Task description
From the very first line of the data to the line containing "const hotXTicks = [0, 200, 400, 600, 800, 1000, 1200, 1400];", retype everything exactly, leaving the pictures behind.

******

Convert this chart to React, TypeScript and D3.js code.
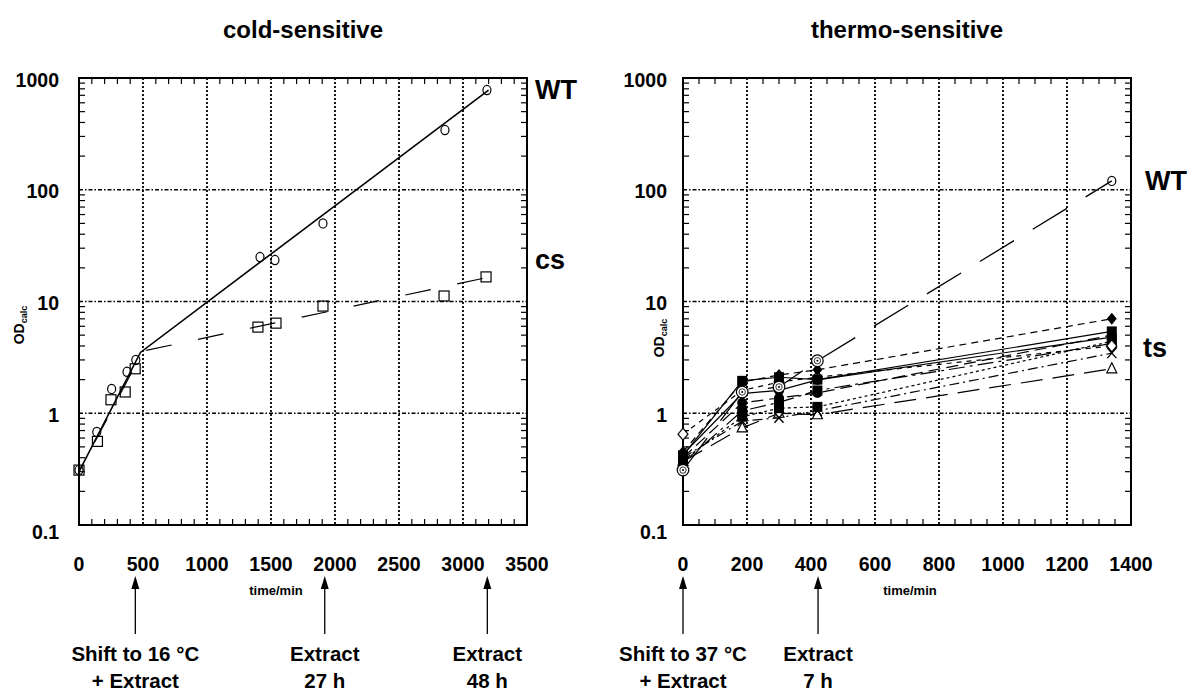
import React from "react";
import * as d3 from "d3";

// ---------- data ----------
const yTickValues = [0.1, 1, 10, 100, 1000];
const yTickLabels = ["0.1", "1", "10", "100", "1000"];
const coldXTicks = [0, 500, 1000, 1500, 2000, 2500, 3000, 3500];
const hotXTicks = [0, 200, 400, 600, 800, 1000, 1200, 1400];

// cold-sensitive panel
const wtColdTimes = [0, 139, 255, 375, 444, 1414, 1531, 1906, 2859, 3187];
const wtColdValues = [0.31, 0.68, 1.65, 2.35, 3.0, 25, 23.5, 50, 342, 780];
const csColdTimes = [0, 144, 250, 361, 439, 1398, 1539, 1906, 2852, 3180];
const csColdValues = [0.31, 0.56, 1.32, 1.55, 2.5, 5.9, 6.4, 9.1, 11.2, 16.6];
const wtColdFitTimes = [0, 480, 3200];
const wtColdFitValues = [0.3, 3.5, 780];
const csColdFitTimes = [0, 500, 3200];
const csColdFitValues = [0.3, 3.6, 16.5];

// thermo-sensitive panel
const tsTimes = [0, 185, 300, 420, 1340];
const wtHotValues = [0.31, 1.55, 1.72, 2.95, 120];
const tsDiamondValues = [0.45, 1.9, 2.2, 2.45, 7.0];
const tsSquareAValues = [0.42, 1.95, 2.1, 2.0, 5.4];
const tsCircleAValues = [0.4, 1.24, 1.37, 1.52, 5.0];
const tsSquareBValues = [0.38, 0.93, 1.11, 1.14, 4.4];
const tsCrossValues = [0.4, 0.85, 0.91, 1.05, 3.45];
const tsTriangleValues = [0.37, 0.74, 1.0, 0.97, 2.5];
const tsOpenDiamondValues = [0.65, 1.6, 1.9, 2.1, 4.0];
const tsSquareCValues = [0.36, 1.05, 1.25, 1.6, 4.2];
const tsCircleBValues = [0.43, 1.5, 1.6, 1.99, 4.8];

const tsSeries = [
  { values: tsTriangleValues, marker: "triangle", dash: "22,10" },
  { values: tsCrossValues, marker: "cross", dash: "10,4,2,4" },
  { values: tsSquareBValues, marker: "fsquare", dash: "3,3" },
  { values: tsSquareCValues, marker: "fsquare", dash: "16,5,3,5" },
  { values: tsCircleAValues, marker: "fcircle", dash: "12,6" },
  { values: tsCircleBValues, marker: "fcircle", dash: "" },
  { values: tsOpenDiamondValues, marker: "odiamond", dash: "5,5" },
  { values: tsSquareAValues, marker: "fsquare", dash: "" },
  { values: tsDiamondValues, marker: "fdiamond", dash: "7,5" },
];

// ---------- layout ----------
const W = 1193;
const H = 690;
const FONT = "'Liberation Sans', Arial, Helvetica, sans-serif";
const yScale = d3.scaleLog().domain([0.1, 1000]).range([525, 78]);
const xCold = d3.scaleLinear().domain([0, 3500]).range([79, 527]);
const xHot = d3.scaleLinear().domain([0, 1400]).range([683, 1131]);

function Marker({ kind, x, y }: { kind: string; x: number; y: number }) {
  const sw = 1.2;
  switch (kind) {
    case "circle":
      return <ellipse cx={x} cy={y} rx={4} ry={4.6} fill="none" stroke="#000" strokeWidth={sw} />;
    case "square":
      return <rect x={x - 5} y={y - 5} width={10} height={10} fill="none" stroke="#000" strokeWidth={sw} />;
    case "circledot":
      return (
        <g>
          <circle cx={x} cy={y} r={5.8} fill="#fff" stroke="#000" strokeWidth={sw} />
          <circle cx={x} cy={y} r={3.2} fill="#fff" stroke="#000" strokeWidth={0.8} />
          <circle cx={x} cy={y} r={1} fill="#000" />
        </g>
      );
    case "fsquare":
      return <rect x={x - 5} y={y - 5} width={10} height={10} fill="#000" />;
    case "fcircle":
      return <circle cx={x} cy={y} r={5} fill="#000" />;
    case "fdiamond":
      return <path d={`M${x},${y - 6}L${x + 5},${y}L${x},${y + 6}L${x - 5},${y}Z`} fill="#000" />;
    case "odiamond":
      return <path d={`M${x},${y - 6}L${x + 5},${y}L${x},${y + 6}L${x - 5},${y}Z`} fill="#fff" stroke="#000" strokeWidth={sw} />;
    case "triangle":
      return <path d={`M${x},${y - 6}L${x + 5},${y + 4}L${x - 5},${y + 4}Z`} fill="#fff" stroke="#000" strokeWidth={sw} />;
    case "cross":
      return (
        <path d={`M${x - 4.5},${y - 5}L${x + 4.5},${y + 5}M${x + 4.5},${y - 5}L${x - 4.5},${y + 5}`} stroke="#000" strokeWidth={1.4} fill="none" />
      );
    default:
      return null;
  }
}

function Frame({
  x,
  majors,
  minorStep,
  yLabelX,
}: {
  x: d3.ScaleLinear<number, number>;
  majors: number[];
  minorStep: number;
  yLabelX: number;
}) {
  const [x0, x1] = x.range();
  const yb = yScale(0.1);
  const yt = yScale(1000);
  const dmax = x.domain()[1];
  const minorX = d3.range(0, dmax + minorStep / 2, minorStep).filter((v) => !majors.includes(v));
  const minorY: number[] = [];
  [0.1, 1, 10, 100].forEach((d) => {
    for (let k = 2; k <= 9; k++) minorY.push(d * k);
  });
  const tl = 6;
  return (
    <g>
      {majors.slice(1, -1).map((v) => (
        <line key={"vg" + v} x1={x(v)} x2={x(v)} y1={yt} y2={yb} stroke="#000" strokeWidth={1.8} strokeDasharray="2,2" />
      ))}
      {yTickValues.slice(1, -1).map((v) => (
        <line key={"hg" + v} x1={x0} x2={x1} y1={yScale(v)} y2={yScale(v)} stroke="#000" strokeWidth={1.6} strokeDasharray="4,2,1.5,2" />
      ))}
      {minorX.map((v) => (
        <g key={"mx" + v}>
          <line x1={x(v)} x2={x(v)} y1={yb} y2={yb - tl} stroke="#000" strokeWidth={1.2} />
          <line x1={x(v)} x2={x(v)} y1={yt} y2={yt + tl} stroke="#000" strokeWidth={1.2} />
        </g>
      ))}
      {minorY.map((v) => (
        <g key={"my" + v}>
          <line x1={x0} x2={x0 + tl} y1={yScale(v)} y2={yScale(v)} stroke="#000" strokeWidth={1.2} />
          <line x1={x1} x2={x1 - tl} y1={yScale(v)} y2={yScale(v)} stroke="#000" strokeWidth={1.2} />
        </g>
      ))}
      <rect x={x0} y={yt} width={x1 - x0} height={yb - yt} fill="none" stroke="#000" strokeWidth={2} />
      {yTickValues.map((v, i) => (
        <text key={"yl" + v} x={yLabelX} y={yScale(v) + (v === 0.1 ? 6.5 : 1.5) + 7} textAnchor="end" fontSize={19.5} fontWeight="bold" fontFamily={FONT}>
          {yTickLabels[i]}
        </text>
      ))}
      {majors.map((v) => (
        <text key={"xl" + v} x={x(v)} y={571} textAnchor="middle" fontSize={19.5} fontWeight="bold" fontFamily={FONT}>
          {String(v)}
        </text>
      ))}
    </g>
  );
}

function Arrow({ x }: { x: number }) {
  return (
    <g>
      <line x1={x} x2={x} y1={586} y2={634} stroke="#000" strokeWidth={1.3} />
      <path d={`M${x},576L${x + 4},589L${x - 4},589Z`} fill="#000" />
    </g>
  );
}

function Note({ x, lines }: { x: number; lines: string[] }) {
  return (
    <g fontFamily={FONT} fontWeight="bold" fontSize={20.5} textAnchor="middle">
      {lines.map((l, i) => (
        <text key={i} x={x} y={660.5 + i * 27}>
          {l}
        </text>
      ))}
    </g>
  );
}

function ODLabel({ x, y }: { x: number; y: number }) {
  return (
    <text transform={`translate(${x},${y}) rotate(-90)`} textAnchor="middle" fontFamily={FONT} fontWeight="bold" fontSize={14}>
      OD
      <tspan fontSize={9} dy={2.5}>
        calc
      </tspan>
    </text>
  );
}

export default function App() {
  const lineCold = d3
    .line<[number, number]>()
    .x((d) => xCold(d[0]))
    .y((d) => yScale(d[1]));
  const lineHot = d3
    .line<[number, number]>()
    .x((d) => xHot(d[0]))
    .y((d) => yScale(d[1]));

  const zip = (a: number[], b: number[]) => a.map((t, i) => [t, b[i]] as [number, number]);

  return (
    <svg width={W} height={H} style={{ position: "absolute", left: 0, top: 0, background: "#fff" }}>
      <rect x={0} y={0} width={W} height={H} fill="#fff" />
      {/* titles */}
      <text x={303} y={38} textAnchor="middle" fontFamily={FONT} fontWeight="bold" fontSize={24}>
        cold-sensitive
      </text>
      <text x={907} y={38} textAnchor="middle" fontFamily={FONT} fontWeight="bold" fontSize={24}>
        thermo-sensitive
      </text>

      {/* cold panel */}
      <Frame x={xCold} majors={coldXTicks} minorStep={100} yLabelX={59} />
      <path d={lineCold(zip(wtColdFitTimes, wtColdFitValues)) || ""} fill="none" stroke="#000" strokeWidth={1.6} />
      <path d={lineCold(zip(csColdFitTimes, csColdFitValues)) || ""} fill="none" stroke="#000" strokeWidth={1.2} strokeDasharray="26,27" strokeDashoffset={19.2} />
      {wtColdTimes.map((t, i) => (
        <Marker key={"wc" + i} kind="circle" x={xCold(t)} y={yScale(wtColdValues[i])} />
      ))}
      {csColdTimes.map((t, i) => (
        <Marker key={"cc" + i} kind="square" x={xCold(t)} y={yScale(csColdValues[i])} />
      ))}
      <ODLabel x={24} y={325} />
      <text x={276} y={595} textAnchor="middle" fontFamily={FONT} fontWeight="bold" fontSize={13}>
        time/min
      </text>
      <text x={535} y={99} fontFamily={FONT} fontWeight="bold" fontSize={27}>
        WT
      </text>
      <text x={535} y={269} fontFamily={FONT} fontWeight="bold" fontSize={27}>
        cs
      </text>
      <Arrow x={xCold(440)} />
      <Arrow x={xCold(1920)} />
      <Arrow x={xCold(3190)} />
      <Note x={xCold(440)} lines={["Shift to 16 °C", "+ Extract"]} />
      <Note x={xCold(1920)} lines={["Extract", "27 h"]} />
      <Note x={xCold(3190)} lines={["Extract", "48 h"]} />

      {/* hot panel */}
      <Frame x={xHot} majors={hotXTicks} minorStep={50} yLabelX={667} />
      {tsSeries.map((s, i) => (
        <path key={"tl" + i} d={lineHot(zip(tsTimes, s.values)) || ""} fill="none" stroke="#000" strokeWidth={1.2} strokeDasharray={s.dash || undefined} />
      ))}
      <path d={lineHot(zip(tsTimes, wtHotValues)) || ""} fill="none" stroke="#000" strokeWidth={1.3} strokeDasharray="40,22" />
      {tsSeries.map((s, i) =>
        tsTimes.map((t, j) => <Marker key={"tm" + i + "_" + j} kind={s.marker} x={xHot(t)} y={yScale(s.values[j])} />)
      )}
      {tsTimes.map((t, j) => (
        <Marker key={"wh" + j} kind={j === tsTimes.length - 1 ? "circle" : "circledot"} x={xHot(t)} y={yScale(wtHotValues[j])} />
      ))}
      <ODLabel x={664} y={338} />
      <text x={910} y={595} textAnchor="middle" fontFamily={FONT} fontWeight="bold" fontSize={13}>
        time/min
      </text>
      <text x={1145} y={190} fontFamily={FONT} fontWeight="bold" fontSize={27}>
        WT
      </text>
      <text x={1143} y={357} fontFamily={FONT} fontWeight="bold" fontSize={27}>
        ts
      </text>
      <Arrow x={xHot(0)} />
      <Arrow x={xHot(422)} />
      <Note x={xHot(0)} lines={["Shift to 37 °C", "+ Extract"]} />
      <Note x={xHot(422)} lines={["Extract", "7 h"]} />
    </svg>
  );
}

******

Task response
Convert this chart to React, TypeScript and D3.js code.
import React from "react";
import * as d3 from "d3";

// ---------- data ----------
const yTickValues = [0.1, 1, 10, 100, 1000];
const yTickLabels = ["0.1", "1", "10", "100", "1000"];
const coldXTicks = [0, 500, 1000, 1500, 2000, 2500, 3000, 3500];
const hotXTicks = [0, 200, 400, 600, 800, 1000, 1200, 1400];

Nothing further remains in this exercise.